L’étude de 96 pages a été réalisée sur la base de 260 entretiens auprès, entre autres, d’ouvriers, de propriétaires de domaines vinicoles et de représentants de l’industrie. Elle décrit des ouvriers parfois maltraités par des employeurs, qui les empêchent de se désaltérer ou se rendre aux toilettes pendant les heures de travail. Plus grave encore: faute de protection lors de l’exposition aux insecticides, la santé des ouvriers des vignes d'Afrique du Sud pourrait être mise en danger.
De plus, les travailleurs qui vivaient habituellement sur le domaine viticole avec leur famille dans le cadre d’un arrangement avec l'employeur sont depuis quelques années expulsés ou forcés à partir. Leurs droits fonciers ont beau être protégés par la loi depuis 1997, le nombre d’expulsions aurait atteint 930.000 entre 1994 et 2004.
Les représentants de l’industrie du vin sud-africain contestent ces conclusions et estiment que des progrès notables ont été réalisés. Mais les textes de loi régissant ce secteur d’activité et garantissant les salaires, la sécurité du travail et le droit au logement semblent ne pas être appliqués avec fermeté.
Car le gouvernement sud-africain a déjà été alerté sur ces abus en 2003 et 2008. HRW pointe d'ailleurs du doigt une «entente» possible entre l’Inspection du travail sud-africaine et la principale association de fermiers, afin que les inspecteurs minimisent les violations constatées.
Pour ne rien arranger, les ouvriers des exploitations viticoles sont faiblement syndiqués. Pas plus de 3%, contre dix fois plus dans l’ensemble du secteur formel national. Certains fermiers vont même jusqu’à dissuader leurs employés de s’organiser en syndicat, bien que ce soit un droit inscrit dans la Constitution.
Daniel Bekele, directeur Afrique de HRW, s'indigne et dénonce la situation des ouvriers:
«La richesse […] que produisent ces travailleurs ne doit pas prendre ses racines dans la misère humaine.»
Il exhorte surtout les acteurs de la filière à agir avec fermeté pour obliger les exploitants à changer leurs pratiques:
«La réponse n'est pas le boycott des produits sud-africains, qui pourrait s'avérer désastreux pour les travailleurs agricoles.
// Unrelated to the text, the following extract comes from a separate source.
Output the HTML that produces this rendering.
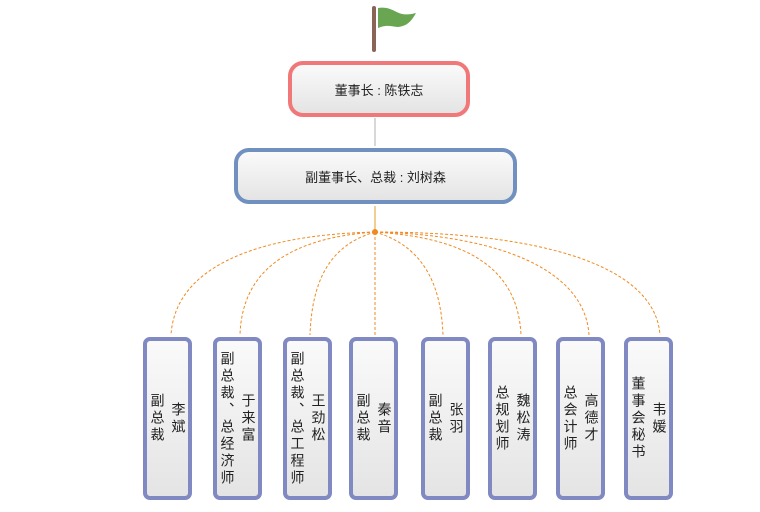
<!DOCTYPE html>
<html><head><meta charset="utf-8"><style>
body{margin:0;width:760px;height:512px;background:#fff;position:relative;overflow:hidden;font-family:"Liberation Sans","Noto Sans CJK SC",sans-serif;color:#222}
.b{position:absolute;box-sizing:border-box;background:linear-gradient(#fafafa,#e4e4e4);display:flex;align-items:center;justify-content:center;font-size:13px}
.v{border:4px solid #8089c2;border-radius:7px;top:337px;height:163px;width:49px;flex-direction:row-reverse;gap:6px}
.v span{writing-mode:vertical-rl;font-size:14px;line-height:15px;letter-spacing:3px}
</style></head><body>
<svg width="760" height="512" style="position:absolute;left:0;top:0">
<rect x="372" y="6" width="4" height="46" rx="2" fill="#8a6455"/>
<path d="M378 8 C390 6 394 12 402 14 C408 15 412 14 416 13 C412 20 408 26 398 27 C392 27 388 24 378 28 Z" fill="#6aa552"/>
<line x1="375" y1="118" x2="375" y2="146" stroke="#d8d8d8" stroke-width="2"/>
<line x1="375" y1="206" x2="375" y2="232" stroke="#f0d090" stroke-width="2"/>
<g fill="none" stroke="#f08a20" stroke-width="1" stroke-dasharray="3,2">
<path d="M375 232 C250 235 175 270 171 335"/>
<path d="M375 232 C290 238 242 270 240 335"/>
<path d="M375 232 C330 245 312 280 310 335"/>
<path d="M375 232 L375 335"/>
<path d="M375 232 C420 245 441 280 443 335"/>
<path d="M375 232 C470 238 518 270 521 335"/>
<path d="M375 232 C500 235 585 270 589 335"/>
<path d="M375 232 C540 232 655 265 660 335"/>
</g>
<circle cx="375" cy="232" r="3" fill="#f08a20"/>
</svg>
<div class="b" style="left:288px;top:61px;width:182px;height:56px;border:4px solid #f07878;border-radius:15px">董事长 : 陈铁志</div>
<div class="b" style="left:234px;top:148px;width:283px;height:56px;border:4px solid #7090c0;border-radius:15px">副董事长、总裁 : 刘树森</div>
<div class="b v" style="left:143px"><span>李斌</span><span>副总裁</span></div>
<div class="b v" style="left:213px"><span>于来富</span><span>副总裁、总经济师</span></div>
<div class="b v" style="left:283px"><span>王劲松</span><span>副总裁、总工程师</span></div>
<div class="b v" style="left:349px"><span>秦音</span><span>副总裁</span></div>
<div class="b v" style="left:421px"><span>张羽</span><span>副总裁</span></div>
<div class="b v" style="left:488px"><span>魏松涛</span><span>总规划师</span></div>
<div class="b v" style="left:556px"><span>高德才</span><span>总会计师</span></div>
<div class="b v" style="left:624px"><span>韦媛</span><span>董事会秘书</span></div>
</body></html>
Mais nous demandons aux détaillants de faire pression sur leurs fournisseurs, pour s'assurer qu'il y a des conditions décentes dans les fermes qui produisent ce qu'ils achètent et vendent à leurs clients.»
L’Afrique du Sud est le 7e producteur de vin mondial, avec 1,7 milliard de bouteilles vendues par an. Le pays exporte aux Etats-Unis, au Canada et dans plusieurs pays d’Europe.